Corriere 26.9.16
«Senza di voi qui si chiude»
L’ex pm
antimafia svizzero, Paolo Bernasconi, dice al Corriere : «Dietro il
risultato di questo referendum c’è sicuramente la mancanza di conoscenza
delle regole basilari dell’economia: senza italiani qui chiudiamo. I
frontalieri sono indispensabili».
intervista di Claudio Del Frate
LUGANO «Dietro il risultato di questo referendum c’è un problema di istruzione...».
In che senso..?
«Nel senso che questa gente ignora le regole basilari dell’economia».
Diretto
e preciso, quasi si fosse già scritto da tempo il giudizio, Paolo
Bernasconi non ha bisogno di troppe parole per esprimere quel che pensa.
Avvocato, docente universitario, ex procuratore di Lugano e
collaboratore di Carla Del Ponte e Giovanni Falcone, Bernasconi viene
spesso tirato in ballo come voce critica sui fatti che accadono a Lugano
e dintorni. E anche stavolta non liscia il pelo ai suoi concittadini.
Bernasconi, cosa ci dice il 58% di consensi al referendum «Prima i nostri»?
«Che
è in atto uno scollamento tra ciò che fanno i partiti e quello che
accade nel mondo dell’economia. Le imprese ticinesi chiamano ogni giorno
dall’Italia 62 mila lavoratori, senza i quali il sistema
manifatturiero, la sanità, il commercio chiuderebbero dalla sera alla
mattina. E questi cosa fanno? Votano per rimandarli indietro. La realtà è
che i frontalieri sono indispensabili alla nostra economia».
Nel
febbraio del 2014, però, l’intera Svizzera votò a favore
dell’introduzione di quote per immigrati e lavoratori stranieri. E una
settimana fa il Parlamento ha varato una proposta che, seppur in maniera
molto soft, cerca di dare attuazione a quel voto...
«Il
Parlamento ha scelto la via della trattativa, degli accordi con l’Unione
Europea, ed è quella corretta. Qui invece prevalgono gli slogan, la
faciloneria, l’illusione che possano esistere soluzioni immediate a
problemi complessi».
Ma se al Ticino servono davvero i frontalieri, come si spiega la schizofrenia del voto di ieri?
«Si
tratta di una questione strettamente politica, di un gioco di potere.
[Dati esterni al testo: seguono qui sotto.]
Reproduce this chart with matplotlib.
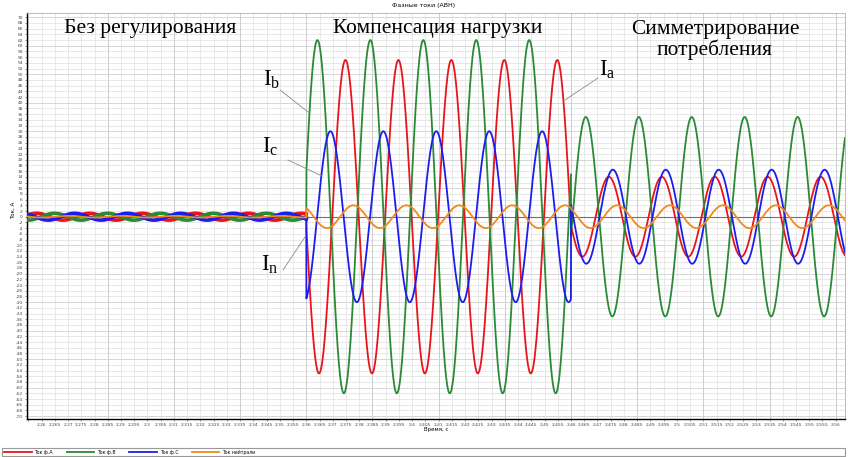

L’Udc, la Lega dei Ticinesi stanno tentando di scalzare le élite
economiche rappresentate dai partiti storici e allora devono inventarsi
qualcosa. Che cosa? La paura, la paura da scaricare su un nemico a
portata di mano. E a questo scopo sono venuti buoni i lavoratori
italiani».
Al sodo: la consultazione di ieri avrà conseguenze concrete?
«A
mio parere nessuna. Non si riuscirà ad attuare la norma prima di tutto
perché è incostituzionale, introduce delle disparità tra cittadini e fa
prevalere un criterio come la residenza sul merito e le capacità,
condizionando la libertà di scelta delle imprese. Ma soprattutto sarà la
realtà a imporsi. Sono in contatto con numerosi ceo di società grandi e
piccole, che vivono di export. E sapete cosa mi dicono tutti? Che in
Svizzera non c’è abbastanza manodopera, che abbiamo bisogno di
lavoratori provenienti dall’estero. Torniamo al problema della mancanza
di cultura economica: la Svizzera oggi corre un grosso rischio, quello
che alcuni dei suoi gioielli imprenditoriali vengano acquistati dalla
Cina, cioè un Paese statalista. E noi di che cosa stiamo a discutere? Di
impedire l’arrivo di persone utili alle nostre aziende...».
Udc e Lega dei Ticinesi non credono che il tasso di disoccupazione sia del 3,1% come dicono le cifre ufficiali...
«Quando
hanno letto quei numeri per prima cosa hanno chiesto la chiusura
dell’istituto che li aveva elaborati anziché confutarli. Come se un
malato con la febbre gettasse via il termometro. Formidabile...».